TIFF 2010...the early days

It’s been far too long. Last November is when I updated this blog, and that was about the trip to Britain rather than strictly cinematic ponderings (gotta say, I was surprised when Harry Brown finally came out theatrically here and was greeted with critical dislike-up-to-indifference and commercial meh), and as I guess is appropriate for someone who’d essentially thrown in the towel when it comes to pursuing writing as a career, I’m worried about the “use it or lose it” mental muscle atrophy. So, with a bit over six weeks to go before TIFF, a whack of titles for the Galas and Special Presentations have been released and the slow rev up into pants-wetting celeb worship as practiced by our supposedly savvy and jaded local media can begin in earnest.

There’s also, on my part, a bit of an emotional reticence to dive right in to festival raves. As both my faithful readers know, last year was my first time at the Toronto International Film Festival where I sorta, well, had a lousy time. Of my fourteen presentations, only one was an unqualified knock-my-socks-off rave, and that was a Q&A rather than a screening (In conversation with...Michael Caine). I did see a couple of terrific films that I’d unhesitatingly recommend: the awesome Aussie horror flick The Loved Ones and the Israeli thriller Kirot which, oddly enough, the distributor of apparently read this blog and emailed to ask if a line of my rave could be quoted on the domestic release DVD case, which blew my mind, but after assenting, I never heard another word..but nothing that just set my brain afire the way some previous years’ screenings had. I also saw a whole lot of “well, okay, I guess...” and even one that I actively hated, another Australian movie, the screen adaptation of the musical Bran Nue Dae, which to me rang of minstrelry. Add to that a gap-filled schedule, insomnia, scorching weather and far too many screenings in the loathed AMC Yonge-Dundas Square googolplex, and I was actively pissed off by the end of the week.
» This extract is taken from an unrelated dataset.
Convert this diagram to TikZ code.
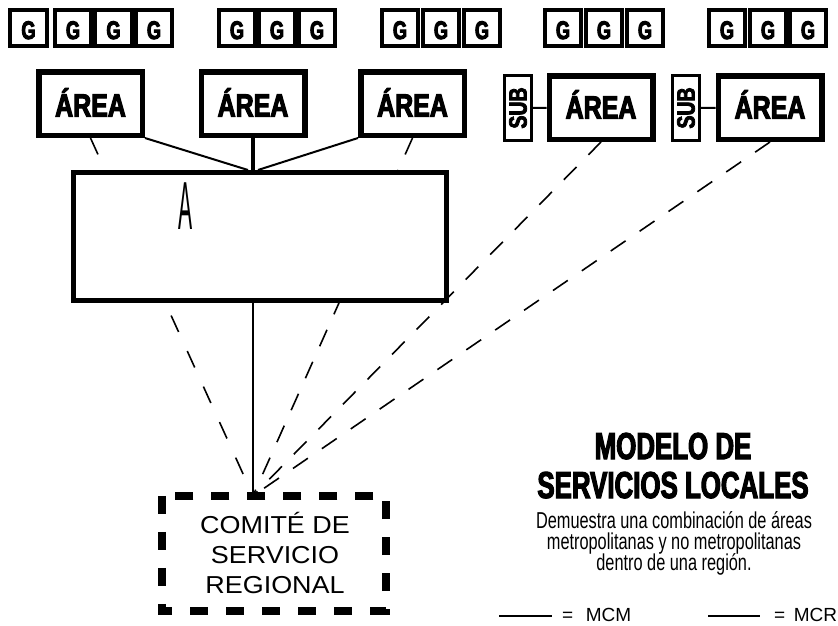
\documentclass[tikz,border=0pt]{standalone}
\usepackage{fontspec}
\setmainfont{Liberation Sans}
\newfontfamily\fG{Liberation Sans}[FakeStretch=0.71,FakeBold=4]
\newfontfamily\fArea{Liberation Sans}[FakeStretch=0.78,FakeBold=3.5]
\newfontfamily\fSub{Liberation Sans}[FakeStretch=0.78,FakeBold=3]
\newfontfamily\fTitle{Liberation Sans}[FakeStretch=0.69,FakeBold=3]
\newfontfamily\fBody{Liberation Sans}[FakeStretch=0.71]
\newfontfamily\fCom{Liberation Sans}[FakeStretch=1.1]
\newfontfamily\fBigA{Liberation Sans}[FakeStretch=0.31]
\newcommand\mylines[2]{\vtop{\baselineskip=#1\lineskiplimit=-1000pt\lineskip=0pt\halign{\hfil##\hfil\cr#2\crcr}}}
\usetikzlibrary{calc}
\pgfdeclarelayer{background}
\pgfsetlayers{background,main}
\begin{document}
\begin{tikzpicture}[x=1pt,y=-1pt,
  gbox/.style={draw, line width=4pt, fill=white, minimum width=36.5pt, minimum height=36pt,
    inner sep=0pt, text height=22pt, text depth=0pt, font=\fG\bfseries\fontsize{25.5}{25}\selectfont},
  abox/.style={draw, line width=5.5pt, fill=white, minimum width=103.5pt, minimum height=63.5pt,
    inner sep=0pt, text depth=0pt, font=\fArea\bfseries\fontsize{32}{32}\selectfont},
  subbox/.style={draw, line width=3pt, fill=white, minimum width=65pt, minimum height=27pt,
    inner sep=0pt, rotate=90, font=\fSub\bfseries\fontsize{25}{25}\selectfont},
  dline/.style={line width=1.6pt, dash pattern=on 18pt off 17pt},
  thinline/.style={line width=1.6pt},
  linkline/.style={line width=2pt},
  txt/.style={inner sep=0pt}
]
\begin{pgfonlayer}{background}
\fill[white] (0,0) rectangle (838,625);
\end{pgfonlayer}
\useasboundingbox (0,0) rectangle (838,625);

% G rows
\node[gbox] (g11) at (28.5,28) {G};
\node[gbox] (g12) at (73,28) {G};
\node[gbox] (g13) at (113.5,28) {G};
\node[gbox] (g14) at (154,28) {G};
\node[gbox] (g21) at (237,28) {G};
\node[gbox] (g22) at (277,28) {G};
\node[gbox] (g23) at (317,28) {G};
\node[gbox] (g31) at (400,28) {G};
\node[gbox] (g32) at (441,28) {G};
\node[gbox] (g33) at (482,28) {G};
\node[gbox] (g41) at (563,28) {G};
\node[gbox] (g42) at (604,28) {G};
\node[gbox] (g43) at (645,28) {G};
\node[gbox] (g51) at (727,28) {G};
\node[gbox] (g52) at (768,28) {G};
\node[gbox] (g53) at (808,28) {G};

% areas
\node[abox, text height=26pt] (a1) at (90.5,103.5) {ÁREA};
\node[abox, text height=26pt] (a2) at (253,103.5) {ÁREA};
\node[abox, text height=26pt] (a3) at (412.5,103.5) {ÁREA};
\node[abox, text height=22pt] (a4) at (601,107.5) {ÁREA};
\node[abox, text height=22pt] (a5) at (770,107.5) {ÁREA};
\node[subbox] (s1) at (518,108) {SUB};
\node[subbox] (s2) at (686,108) {SUB};

% big box
\node[draw, line width=5pt, fill=white, minimum width=373pt, minimum height=128pt, inner sep=0pt] (big) at (260,236.5) {};
\node[txt, anchor=base, font=\fBigA\fontsize{68}{68}\selectfont] (bigA) at (186,229) {A};

% comite
\node[txt, minimum width=224pt, minimum height=115pt] (com) at (274,553.5) {};
\node[txt, anchor=base, font=\fCom\fontsize{24.5}{30}\selectfont] (comtxt) at (275,533)
  {\mylines{30pt}{COMITÉ DE\cr SERVICIO\cr REGIONAL}};
\draw[line width=8pt, dash pattern=on 18pt off 18pt] (com.north west) rectangle (com.south east);
\coordinate (c) at (a2.south |- com.north);

% connectors (behind)
\begin{pgfonlayer}{background}
\draw[dline, dash pattern=on 18pt off 21pt] (a1.south) -- (c);
\draw[dline] (a3.south) -- (c);
\draw[dline] (a4.south) -- (c);
\draw[dline] (a5.south) -- (c);
\draw[thinline] (c |- big.south) -- (c);
\draw[linkline] (a1.south east) -- ($(a2.south |- big.north)+(-5,0)$);
\draw[linkline] (a3.south west) -- ($(a2.south |- big.north)+(5,0)$);
\draw[line width=4.5pt] (a2.south) -- (a2.south |- big.north);
\draw[linkline] (s1) -- (a4);
\draw[linkline] (s2) -- (a5);
\end{pgfonlayer}

% title and description
\node[txt, anchor=base, font=\fTitle\bfseries\fontsize{37.5}{39}\selectfont] (title) at (673,459)
  {\mylines{39pt}{MODELO DE\cr SERVICIOS LOCALES}};
\node[txt, anchor=base, font=\fBody\fontsize{23}{21}\selectfont] (desc) at (674,528)
  {\mylines{21pt}{Demuestra una combinación de áreas\cr metropolitanas y no metropolitanas\cr dentro de una región.}};

% legend
\node[txt, anchor=base west, font=\fontsize{19}{19}\selectfont] (leg1) at (562,621) {=\hspace{12.6pt}MCM};
\node[txt, anchor=base west, font=\fontsize{19}{19}\selectfont] (leg2) at (774,621) {=\hspace{8.6pt}MCR};
\draw[thinline] ($(leg1.base west)+(-63,-5)$) -- ($(leg1.base west)+(-10,-5)$);
\draw[thinline] ($(leg2.base west)+(-66,-5)$) -- ($(leg2.base west)+(-14,-5)$);
\end{tikzpicture}
\end{document}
At any rate, my co-workers know that I always book off six days, Friday to Friday, for the fest in September, and since I don’t ask for much when it comes to holidays they cut me the slack. One approached me in January this year with some news...she’s gotta go to a wedding in Russia the first week or so of September. Which pooched at least some of my planned days off. And the thing is , I didn’t respond with a “well, I might just have to quit” terror like I might have in previous years but a sigh of acquiescence...which should really tell you how bummed I was after TIFF ’09. As it worked out, she’s coming back during the first weekend of the festival, so I would only be kept from late screenings on opening night or daytime shows on the Friday, but even still...this year I’m only taking three days off, Monday through Wednesday. I mean, by that point all the stars have gone home anyway, and once you’re past the mid-point, there’s a lazy coasting vibe that settles in and the lack of urgency makes for a certain sadness in the screening lines.

So I’m approaching this year with a different attitude. I’m changing my game plan a bit: probably limiting myself to twelve shows but we’ll see for sure once the entire schedule is posted on August 24th; going to try and focus on screenings that look like fun rather than “I really oughta...”; might even try and spot a genuine movie star or two instead of gooning over Antipodean directors who are more starstruck at their surroundings than I am. I’ll maybe dive back into Midnight Madness: in 2008 I saw six screenings in Geddes’ program and am still reeling over Martyrs (last time I mention it! promise!) so I dialled it back last year and only batted .500 in my picks (but still? Jennifer’s Body as the opening night MM flick? I know the festival has a strong Juno connection, but seriously, dude...).

Enough out of me for now. The Gala/SP lists went up, plus some of the Masters program, and even though I don’t go to galas and I skip Special Presentations if they’re the upper-tier priced ones at the Visa Screening Room (that price hike, dating back to TIFF ’08, still smarts as that’s by far my favourite place in Canada to watch a movie), but I still might try and catch a few Winter Garden SP screenings and it’s always worth previewing my autumn viewing plans.

So of the Galas, there are a few I know fer shurr I’ll be catching when they hit theatres later one: the new Aronofsky, Black Swan; Barney’s Version because was there ever anyone more needed to star in a Mordechai Richler adaptation than Dustin Hoffman?; Casino Jack, starring Kevin Spacey as Jack it just me or are film biographies being churned out far too close to the events portrayed these days? Maybe Oliver Stone started it with W., but we’ve also got Fincher’s upcoming Mark Zuckerman biopic which was announced even before the latest round of privacy indignation. Look for the G20 docudrama Rubber Bullet starring Ellen Page as Kelly Pflug-Back and John Travolta in a grey wig as David Miller, as the opening night gala film for TIFF ’11. Right, sorry...The King’s Speech and The Town are also must-sees.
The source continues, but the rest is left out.